Utilizing double-stranded RNA interactome capture, LSM12 emerges as a pivotal modulator of endogenous dsRNA

Abstract

RNA binding proteins provide a key layer of post-transcriptional gene regulation and determine RNA fate throughout the RNA life cycle. Previously, UV crosslinking and oligo-dT capture were employed to identify the repertoire of RBPs in different cellular contexts. Yet, such a method failed to capture an important class of RBPs that recognize long double-stranded RNAs (dsRNAs). Recently, aberrant immune activation by endogenous dsRNAs is receiving increasing attention as these RNAs are associated with various human degenerative and inflammatory diseases. However, our understanding of dsRNA regulation is lacking as only a handful of dsRNA-binding proteins (dsRBPs) are known. Here, we utilize dsRNA capture followed by quantitative mass spectrometry analysis for comprehensive identification of dsRBPs in proliferating human kidney epithelial cells. We find over 90 proteins that qualify as dsRNA-binding and further validate their interaction with in vitro synthesized dsRNAs. Notably, many of these RBPs are associated with viral replication, consistent with the abundant viral dsRNAs expressed in infected cells. We further perform CRISPR knockout screening to investigate the regulatory potential of dsRBPs and find a number of dsRBPs that can affect the downstream interferon response to exogenous dsRNAs. Specifically, cells lacking LSM12 show a prominent enhancement of interferon induction.

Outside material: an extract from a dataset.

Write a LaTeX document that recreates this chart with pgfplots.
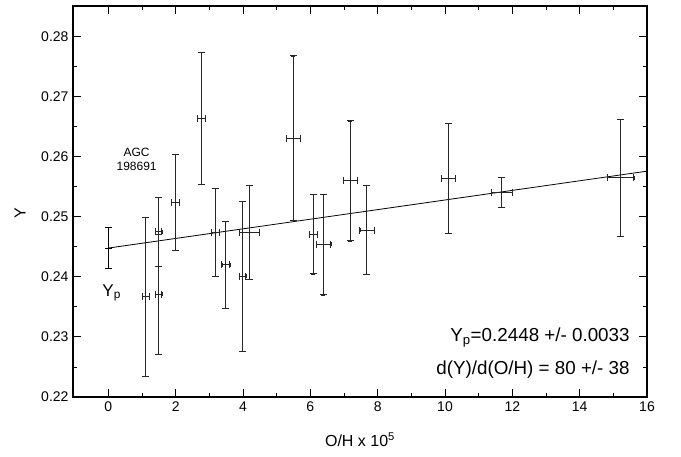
\documentclass[border=0pt]{standalone}
\usepackage{pgfplots}
\usepackage{pgfplotstable}
\pgfplotsset{compat=1.18}
\usepackage{fontspec}
\setmainfont{Liberation Sans}
\pgfplotstableread{
x     y      ex    ey
1.11  0.2367 0.10  0.0132
1.49  0.2475 0.10  0.0057
1.49  0.2371 0.10  0.0100
1.98  0.2524 0.12  0.0080
2.77  0.2664 0.12  0.0110
3.17  0.2474 0.12  0.0073
3.49  0.2420 0.12  0.0072
3.98  0.2401 0.10  0.0125
4.19  0.2474 0.29  0.0078
5.49  0.2631 0.21  0.0137
6.09  0.2471 0.12  0.0066
6.39  0.2454 0.22  0.0084
7.19  0.2560 0.21  0.0100
7.68  0.2478 0.21  0.0074
10.10 0.2564 0.21  0.0092
11.69 0.2541 0.31  0.0025
15.21 0.2565 0.40  0.0097
}\data
\pgfplotstableread{
x  y      ex ey
0  0.2448 0  0.0034
}\yp
\begin{document}
\begin{tikzpicture}
\path[use as bounding box] (-73pt,-59pt) rectangle (608pt,397pt);
\begin{axis}[
  at={(0,0)}, anchor=south west,
  scale only axis,
  width=574pt, height=391pt,
  xmin=-1.05, xmax=16,
  ymin=0.22, ymax=0.2851,
  xtick={0,2,...,16},
  ytick={0.22,0.23,0.24,0.25,0.26,0.27,0.28},
  minor x tick num=1,
  minor y tick num=1,
  tick align=inside,
  xtick pos=both, ytick pos=both,
  xticklabel pos=bottom, yticklabel pos=left,
  major tick length=8pt,
  minor tick length=4pt,
  every tick/.style={black, line width=0.9pt},
  axis line style={line width=1.2pt},
  /pgf/number format/assume math mode=true,
  yticklabel style={/pgf/number format/fixed, /pgf/number format/fixed zerofill, /pgf/number format/precision=2, xshift=-1pt},
  xticklabel style={/pgf/number format/fixed, yshift=-1pt},
  tick label style={font=\fontsize{14}{16}\selectfont},
  xlabel={O/H x 10\textsuperscript{5}},
  ylabel={Y},
  label style={font=\fontsize{16}{19}\selectfont},
  xlabel style={yshift=-14pt},
  ylabel style={at={(axis description cs:-0.0923,0.47)}, anchor=center},
  clip=false,
]
% fit line
\addplot[black, line width=0.8pt] coordinates {(0,0.2448) (16,0.2576)};
% Yp point (y error only)
\addplot[black, only marks, mark=-, mark size=3.5pt, mark options={line width=0.9pt},
  error bars/.cd, y dir=both, y explicit,
  error bar style={line width=0.9pt, draw=black}]
  table[x=x, y=y, y error=ey]{\yp};
\addplot[black, only marks, mark=-, mark size=3.5pt, mark options={line width=0.9pt}]
  table[x=x, y expr=\thisrow{y}+\thisrow{ey}]{\yp};
\addplot[black, only marks, mark=-, mark size=3.5pt, mark options={line width=0.9pt}]
  table[x=x, y expr=\thisrow{y}-\thisrow{ey}]{\yp};
% data points: bars
\addplot[black!85, only marks, mark=-, mark size=2pt, mark options={line width=0.85pt},
  error bars/.cd, x dir=both, x explicit, y dir=both, y explicit,
  error bar style={line width=0.85pt, draw=black!85}]
  table[x=x, y=y, x error=ex, y error=ey]{\data};
% caps on vertical bars
\addplot[black!85, only marks, mark=-, mark size=3.5pt, mark options={line width=0.85pt}]
  table[x=x, y expr=\thisrow{y}+\thisrow{ey}]{\data};
\addplot[black!85, only marks, mark=-, mark size=3.5pt, mark options={line width=0.85pt}]
  table[x=x, y expr=\thisrow{y}-\thisrow{ey}]{\data};
% caps on horizontal bars
\addplot[black!85, only marks, mark=|, mark size=3.5pt, mark options={line width=0.85pt}]
  table[x expr=\thisrow{x}+\thisrow{ex}, y=y]{\data};
\addplot[black!85, only marks, mark=|, mark size=3.5pt, mark options={line width=0.85pt}]
  table[x expr=\thisrow{x}-\thisrow{ex}, y=y]{\data};
\node[anchor=base, align=center, font=\fontsize{12}{14}\selectfont] at (axis cs:0.84,0.2577) {AGC\\198691};
\node[anchor=base west, inner sep=0pt, font=\fontsize{17}{20}\selectfont] at (axis cs:-0.18,0.2368) {Y\textsubscript{p}};
\node[anchor=base east, inner sep=0pt, font=\fontsize{18.8}{22}\selectfont] at (axis cs:15.49,0.2292) {Y\textsubscript{p}=0.2448 +/- 0.0033};
\node[anchor=base east, inner sep=0pt, font=\fontsize{18.8}{22}\selectfont] at (axis cs:15.49,0.2238) {d(Y)/d(O/H) = 80 +/- 38};
\end{axis}
\end{tikzpicture}
\end{document}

The subsequent inquiry into the functional implications of LSM12 elucidates its capacity to bind to endogenous dsRNAs and attenuate antiviral reactions. Collectively, the utilization of dsRNA interactome capture presents an impartial and comprehensive portrayal of dsRNA-binding protein repertoire, thus aiding in the enhanced comprehension of dsRNA regulation in both physiological and pathological contexts.